The DB and Giselle are off on a world tour soon, and while in their cups, a couple of weekends ago, they invited me to stay with them in Buenos Aires, where they are going to rent a flat on a short lease as part of their glob-spanning adventure. Bet they are regretting that now…
There were other old pals from Scotland I saw during the weekend, including Aled Wildmoors, who was a cub reporter when I worked up there in 1996 but who is now editorial director and proprietor of his own newspaper group as well as finding time to run two marathons every day and write a novel.
Me and Aled and our old reporter friend Nabster Pictish, plus several other old (though not as old as me) Scottish hacks, including Keiron McFly and Kris Legend, went a-drinking in Edinburgh during the last weekend of the famous fringe festival.
I am ashamed to say, however, that I attended not a single cultural or comedy event while there, though I did spend a great many hours in two restaurants, one bar and one sweaty, indie nightclub.
In the club incidentally, I attempted to dance in a frenzied-old-man sort of way to ‘Town Called Malice’ and had to be helped off the dance floor after suffering an asthma attack in the middle of it.
I did get back onto the maple-sprung jigging space later to leap about to The Kooks’ ‘Naïve’, which was a spectacle equally lacking in dignity.
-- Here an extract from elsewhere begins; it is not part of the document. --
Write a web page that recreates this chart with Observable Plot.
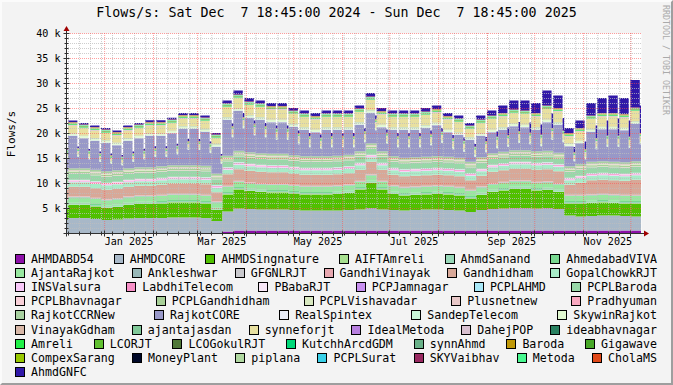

Well, I have reached the grand old age of 37.
*** In the next posting from Madford-on-Sea … the Waiting Room woman who got so angry with her boyfriend she destroyed something very, very important to him.
I tell you, the Wirral hasn’t seen such scenes of passionate destruction since the Vikings stopped pillaging us more than a thousand years ago.

Comments (1)

alberre wrote...

Well, SR, I have heard you boast about two things; your sweaty gusset (just have to take your word on that one) and your great Dalek impression. Well what more can I say, I think you have been a little modest about your skills of the latter. After the impromptu performance last night. I think it could be a new career for you. Fringe Festival "eat your heart out".
*** Very kind of you to say so. And remember ... "Resistance is FUTILE!!" SR.